Religious commitment cannot be a purely private matter, the former Archbishop of Canterbury has said.
Dr Rowan Williams was speaking during a debate with atheist professor Richard Dawkins.
The debate at Cambridge University last week considered the motion that "religion has no place in the 21st century".
Dawkins described himself as a "cultural Anglican" and said that if
he were a cultural Muslim, he would have something to say about the
faith's "appalling attitude to women and various other moral points".
He contended that religious belief was a "cop out" and a "betrayal of
the intellect" and "all that's best about what makes us human".
"It's a phony substitute for an explanation, which seems to answer
the question until you examine it and realise that it does no such
thing," he said.
"It peddles false explanations where real explanations could have
been offered, false explanations that get in the way of the enterprise
of discovering real explanations."
In the end, the audience was persuaded by Dr Williams as he won the debate by 324 votes to 136.

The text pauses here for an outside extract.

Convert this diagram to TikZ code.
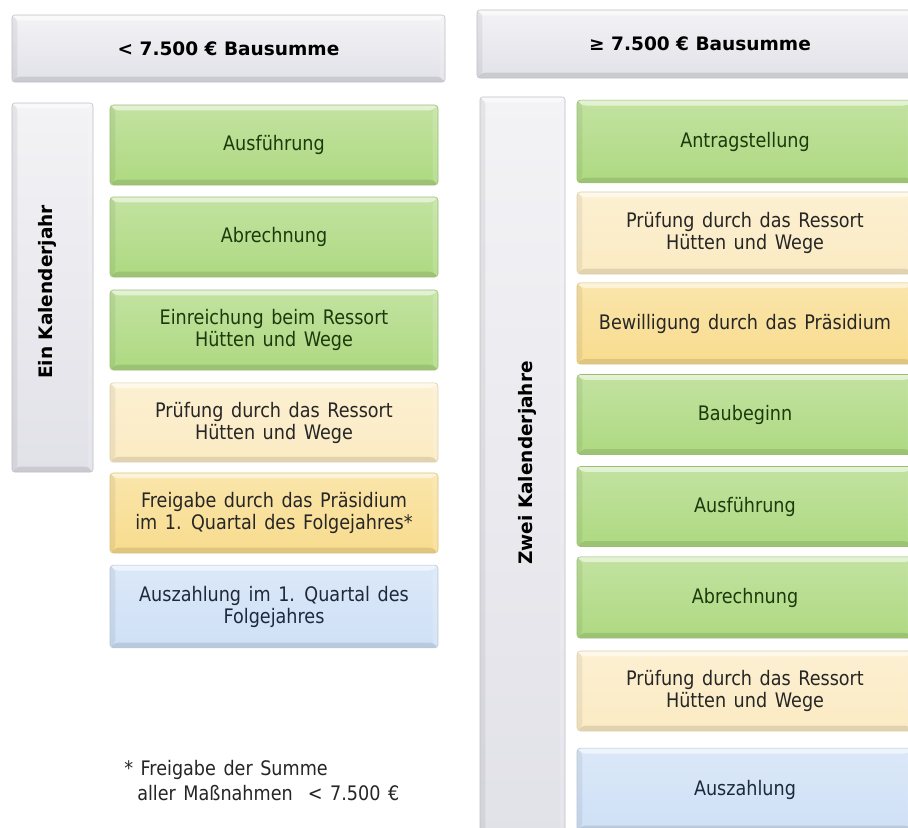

Defending religion in the public sphere, he recalled that the
religious roots of human rights and the notion of respect for human
life.
"The convention of human rights would not be what it is were it not for the history of philosophical religious debate," he said. "Religion has always been a matter of community building, a matter of
building relations of compassion, fellow-feeling and, dare I say it,
inclusion. The notion that religious commitment can be purely a private matter is one that runs against the grain of religious history."